● **The exercise**
Copy the data below exactly, omitting any picture it contains.
— Start —
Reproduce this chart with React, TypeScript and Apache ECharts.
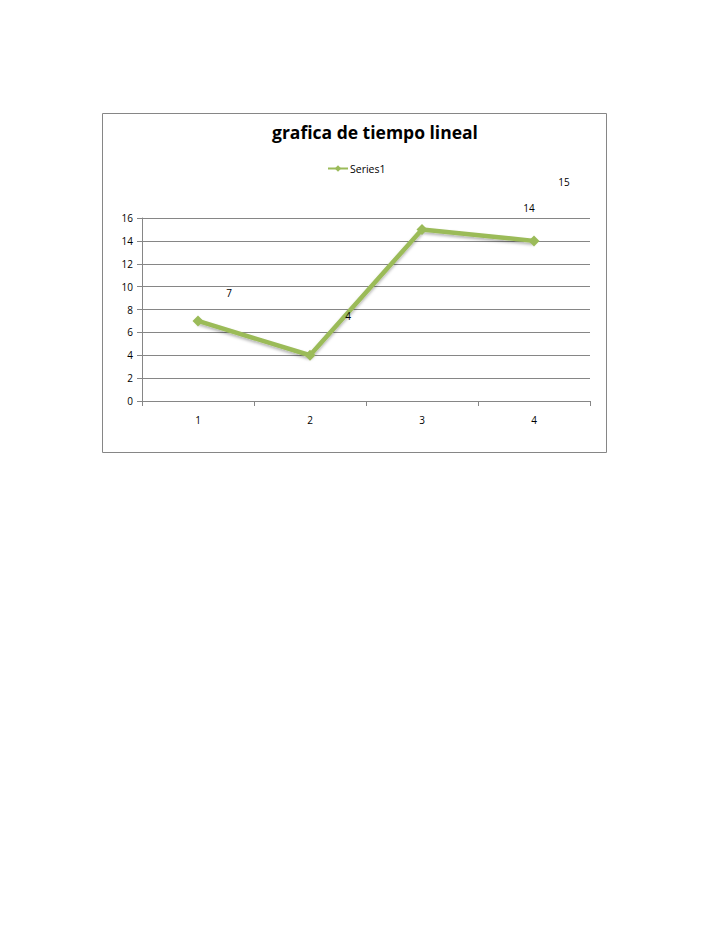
import React, { useEffect, useRef } from "react";
import * as echarts from "echarts";

const categories = ["1", "2", "3", "4"];
const seriesValues = [7, 4, 15, 14];
const seriesName = "Series1";
const titleText = "grafica de tiempo lineal";
const labelOffsets: [number, number][] = [
  [31, -28],
  [38, -39],
  [142, -47],
  [-5, -33],
];

export default function App() {
  const ref = useRef<HTMLDivElement>(null);
  useEffect(() => {
    const chart = echarts.init(ref.current!, null, { renderer: "svg" });
    const green = "#9BBB59";
    chart.setOption({
      animation: false,
      backgroundColor: "#ffffff",
      title: {
        text: titleText,
        left: 370,
        textAlign: "center",
        top: 118,
        textStyle: {
          fontFamily: "Open Sans",
          fontWeight: "bold",
          fontSize: 17.5,
          color: "#000",
        },
      },
      legend: {
        data: [seriesName],
        left: 322,
        top: 158,
        itemWidth: 20,
        itemHeight: 8,
        itemGap: 4,
        textStyle: { fontFamily: "Open Sans", fontSize: 10.5, color: "#000", padding: [0, 0, 0, -3] },
      },
      graphic: [
        {
          type: "rect",
          shape: { x: 102.5, y: 113.5, width: 504, height: 339 },
          style: { fill: "none", stroke: "#868686", lineWidth: 1 },
          silent: true,
        },
      ],
      grid: { left: 142, right: 138, top: 218, bottom: 541 },
      xAxis: {
        type: "category",
        data: categories,
        boundaryGap: true,
        axisLine: { lineStyle: { color: "#868686" } },
        axisTick: { show: true, length: 5, lineStyle: { color: "#868686" } },
        axisLabel: { fontFamily: "Open Sans", fontSize: 10, color: "#000", margin: 14 },
      },
      yAxis: {
        type: "value",
        min: 0,
        max: 16,
        interval: 2,
        axisLine: { show: true, lineStyle: { color: "#868686" } },
        axisTick: { show: true, length: 5, lineStyle: { color: "#868686" } },
        axisLabel: { fontFamily: "Open Sans", fontSize: 10, color: "#000", margin: 9 },
        splitLine: { lineStyle: { color: "#868686" } },
      },
      series: [
        {
          name: seriesName,
          type: "line",
          data: seriesValues.map((v, i) => ({
            value: v,
            label: { offset: labelOffsets[i] },
          })),
          symbol: "diamond",
          symbolSize: 11,
          itemStyle: { color: green },
          lineStyle: {
            color: green,
            width: 4.5,
            shadowColor: "rgba(0,0,0,0.3)",
            shadowBlur: 3,
            shadowOffsetY: 2,
          },
          label: {
            show: true,
            position: "inside",
            fontFamily: "Open Sans",
            fontSize: 10,
            color: "#000",
          },
        },
      ],
    });
    return () => chart.dispose();
  }, []);
  return (
    <div
      ref={ref}
      style={{ position: "absolute", left: 0, top: 0, width: 728, height: 942 }}
    />
  );
}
— End —
● **Completed task**
Reproduce this chart with React, TypeScript and Apache ECharts.
import React, { useEffect, useRef } from "react";
import * as echarts from "echarts";

const categories = ["1", "2", "3", "4"];
const seriesValues = [7, 4, 15, 14];
const seriesName = "Series1";
const titleText = "grafica de tiempo lineal";
const labelOffsets: [number, number][] = [
  [31, -28],
  [38, -39],
  [142, -47],
  [-5, -33],
];

export default function App() {
  const ref = useRef<HTMLDivElement>(null);
  useEffect(() => {
    const chart = echarts.init(ref.current!, null, { renderer: "svg" });
    const green = "#9BBB59";
    chart.setOption({
      animation: false,
      backgroundColor: "#ffffff",
      title: {
        text: titleText,
        left: 370,
        textAlign: "center",
        top: 118,
        textStyle: {
          fontFamily: "Open Sans",
          fontWeight: "bold",
          fontSize: 17.5,
          color: "#000",
        },
      },
      legend: {
        data: [seriesName],
        left: 322,
        top: 158,
        itemWidth: 20,
        itemHeight: 8,
        itemGap: 4,
        textStyle: { fontFamily: "Open Sans", fontSize: 10.5, color: "#000", padding: [0, 0, 0, -3] },
      },
      graphic: [
        {
          type: "rect",
          shape: { x: 102.5, y: 113.5, width: 504, height: 339 },
          style: { fill: "none", stroke: "#868686", lineWidth: 1 },
          silent: true,
        },
      ],
      grid: { left: 142, right: 138, top: 218, bottom: 541 },
      xAxis: {
        type: "category",
        data: categories,
        boundaryGap: true,
        axisLine: { lineStyle: { color: "#868686" } },
        axisTick: { show: true, length: 5, lineStyle: { color: "#868686" } },
        axisLabel: { fontFamily: "Open Sans", fontSize: 10, color: "#000", margin: 14 },
      },
      yAxis: {
        type: "value",
        min: 0,
        max: 16,
        interval: 2,
        axisLine: { show: true, lineStyle: { color: "#868686" } },
        axisTick: { show: true, length: 5, lineStyle: { color: "#868686" } },
        axisLabel: { fontFamily: "Open Sans", fontSize: 10, color: "#000", margin: 9 },
        splitLine: { lineStyle: { color: "#868686" } },
      },
      series: [
        {
          name: seriesName,
          type: "line",
          data: seriesValues.map((v, i) => ({
            value: v,
            label: { offset: labelOffsets[i] },
          })),
          symbol: "diamond",
          symbolSize: 11,
          itemStyle: { color: green },
          lineStyle: {
            color: green,
            width: 4.5,
            shadowColor: "rgba(0,0,0,0.3)",
            shadowBlur: 3,
            shadowOffsetY: 2,
          },
          label: {
            show: true,
            position: "inside",
            fontFamily: "Open Sans",
            fontSize: 10,
            color: "#000",
          },
        },
      ],
    });
    return () => chart.dispose();
  }, []);
  return (
    <div
      ref={ref}
      style={{ position: "absolute", left: 0, top: 0, width: 728, height: 942 }}
    />
  );
}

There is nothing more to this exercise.